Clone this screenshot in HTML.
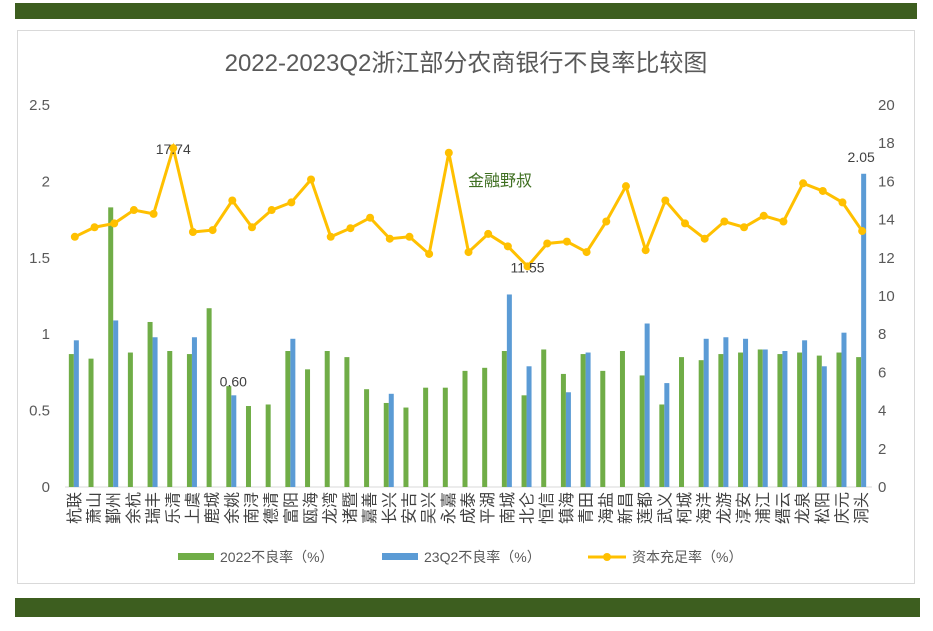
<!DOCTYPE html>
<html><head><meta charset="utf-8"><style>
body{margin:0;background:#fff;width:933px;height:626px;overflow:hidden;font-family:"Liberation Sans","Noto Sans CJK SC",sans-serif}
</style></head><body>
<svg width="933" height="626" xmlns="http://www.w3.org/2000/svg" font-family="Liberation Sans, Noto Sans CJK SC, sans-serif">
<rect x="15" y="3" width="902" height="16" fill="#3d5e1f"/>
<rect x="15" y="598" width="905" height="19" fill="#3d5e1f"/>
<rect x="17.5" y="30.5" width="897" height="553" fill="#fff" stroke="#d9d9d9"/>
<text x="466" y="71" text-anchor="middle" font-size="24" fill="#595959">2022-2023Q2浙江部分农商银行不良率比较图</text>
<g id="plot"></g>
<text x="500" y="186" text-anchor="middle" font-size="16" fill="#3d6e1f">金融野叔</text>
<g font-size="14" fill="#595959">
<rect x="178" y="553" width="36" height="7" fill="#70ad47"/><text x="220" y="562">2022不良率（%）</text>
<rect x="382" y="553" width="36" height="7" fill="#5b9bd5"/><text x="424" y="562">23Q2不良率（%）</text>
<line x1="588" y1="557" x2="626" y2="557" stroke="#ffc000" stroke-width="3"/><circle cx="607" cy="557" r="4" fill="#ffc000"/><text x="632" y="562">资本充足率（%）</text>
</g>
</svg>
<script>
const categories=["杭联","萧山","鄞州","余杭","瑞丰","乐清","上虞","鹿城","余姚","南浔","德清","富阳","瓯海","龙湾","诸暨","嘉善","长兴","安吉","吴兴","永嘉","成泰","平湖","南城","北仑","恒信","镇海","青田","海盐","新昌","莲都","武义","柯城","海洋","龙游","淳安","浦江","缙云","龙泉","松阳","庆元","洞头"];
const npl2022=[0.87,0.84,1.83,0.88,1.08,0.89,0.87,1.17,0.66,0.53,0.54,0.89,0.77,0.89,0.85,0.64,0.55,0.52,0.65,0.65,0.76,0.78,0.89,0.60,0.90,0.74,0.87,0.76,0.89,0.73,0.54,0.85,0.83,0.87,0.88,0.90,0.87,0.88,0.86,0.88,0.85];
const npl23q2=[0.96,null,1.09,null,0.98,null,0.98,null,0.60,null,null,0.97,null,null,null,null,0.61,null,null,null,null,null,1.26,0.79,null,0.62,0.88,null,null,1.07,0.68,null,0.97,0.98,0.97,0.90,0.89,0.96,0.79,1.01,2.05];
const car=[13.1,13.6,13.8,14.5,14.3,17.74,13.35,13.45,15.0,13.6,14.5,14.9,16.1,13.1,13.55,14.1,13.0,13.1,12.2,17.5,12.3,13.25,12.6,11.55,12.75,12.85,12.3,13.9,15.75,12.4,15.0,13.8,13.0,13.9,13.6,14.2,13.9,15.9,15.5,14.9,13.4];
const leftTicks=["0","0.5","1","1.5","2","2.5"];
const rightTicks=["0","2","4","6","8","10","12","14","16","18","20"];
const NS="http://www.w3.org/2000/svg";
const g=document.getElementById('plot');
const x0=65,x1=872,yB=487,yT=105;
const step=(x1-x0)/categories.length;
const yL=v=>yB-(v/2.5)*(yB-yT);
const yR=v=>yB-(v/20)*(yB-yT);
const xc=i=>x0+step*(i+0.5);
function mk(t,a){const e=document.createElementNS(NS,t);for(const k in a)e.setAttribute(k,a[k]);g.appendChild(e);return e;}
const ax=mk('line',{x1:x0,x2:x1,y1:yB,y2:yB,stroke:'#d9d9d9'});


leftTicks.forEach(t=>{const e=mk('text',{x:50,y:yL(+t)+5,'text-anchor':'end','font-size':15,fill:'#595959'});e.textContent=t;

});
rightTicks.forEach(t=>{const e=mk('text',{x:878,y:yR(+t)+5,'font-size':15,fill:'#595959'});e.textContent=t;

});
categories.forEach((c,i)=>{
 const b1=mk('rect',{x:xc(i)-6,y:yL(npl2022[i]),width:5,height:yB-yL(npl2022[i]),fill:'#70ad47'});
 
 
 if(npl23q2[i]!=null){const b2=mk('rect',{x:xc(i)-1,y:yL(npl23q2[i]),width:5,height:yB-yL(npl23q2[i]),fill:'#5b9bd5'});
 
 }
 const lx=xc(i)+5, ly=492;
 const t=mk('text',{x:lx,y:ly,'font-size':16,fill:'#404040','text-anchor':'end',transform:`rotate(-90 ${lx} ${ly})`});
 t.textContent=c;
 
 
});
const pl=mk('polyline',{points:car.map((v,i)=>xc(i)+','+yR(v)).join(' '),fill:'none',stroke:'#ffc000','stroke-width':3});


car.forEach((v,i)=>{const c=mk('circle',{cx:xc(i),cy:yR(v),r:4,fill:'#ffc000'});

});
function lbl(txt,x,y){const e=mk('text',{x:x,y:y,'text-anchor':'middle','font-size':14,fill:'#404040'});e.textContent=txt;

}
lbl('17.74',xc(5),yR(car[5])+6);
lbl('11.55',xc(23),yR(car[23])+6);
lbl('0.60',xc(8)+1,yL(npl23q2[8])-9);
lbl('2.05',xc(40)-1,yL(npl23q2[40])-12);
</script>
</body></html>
--
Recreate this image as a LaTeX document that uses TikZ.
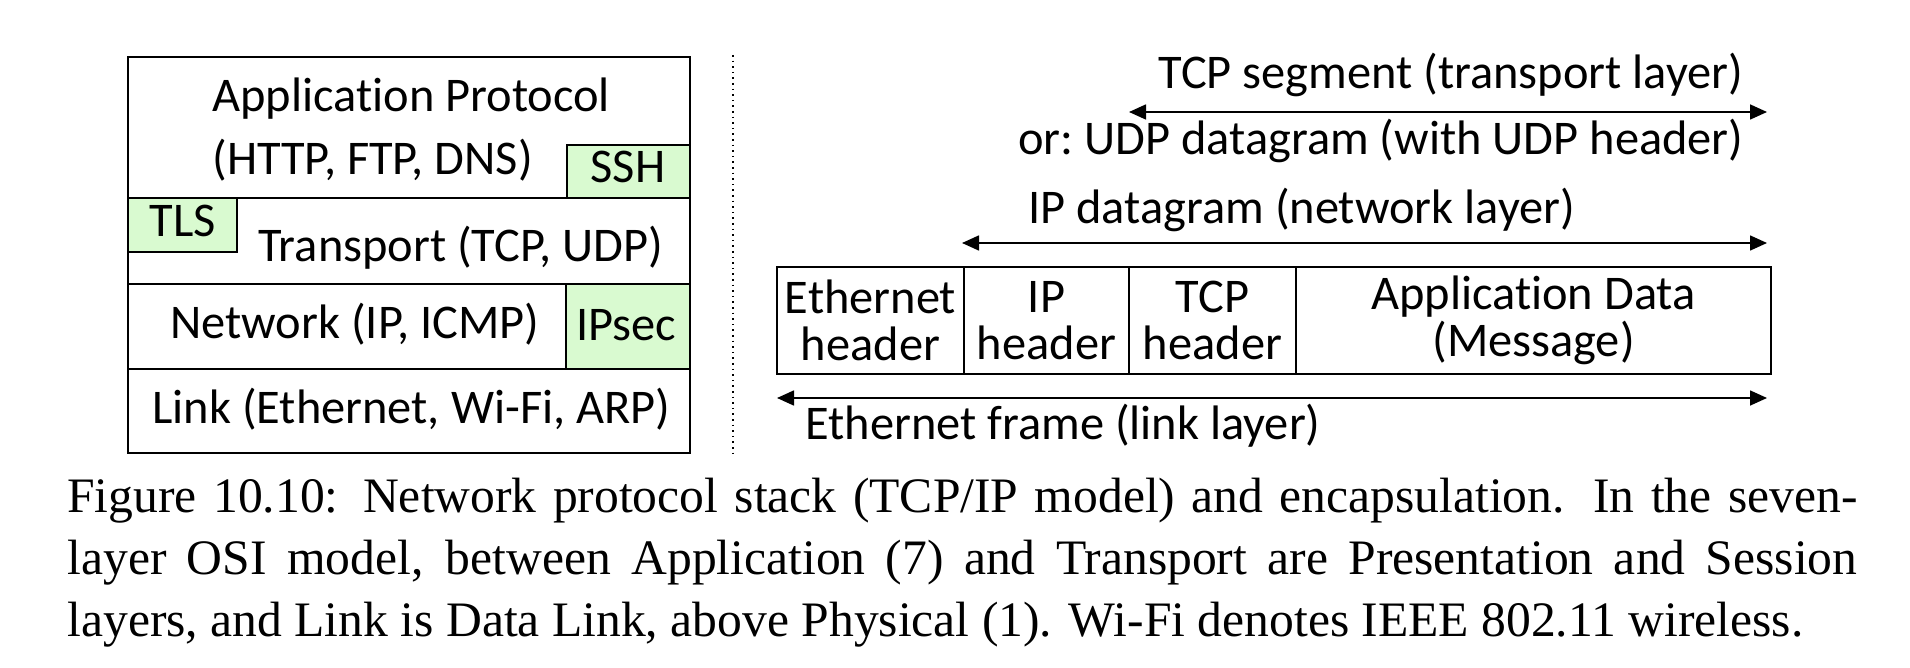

▶ [WHAT IS NEEDED] Take each line of the material that contains the word "document" and list it.

▶ [OUTPUT FOR THIS TASK]
const g=document.getElementById('plot');
function mk(t,a){const e=document.createElementNS(NS,t);for(const k in a)e.setAttribute(k,a[k]);g.appendChild(e);return e;}
Recreate this image as a LaTeX document that uses TikZ.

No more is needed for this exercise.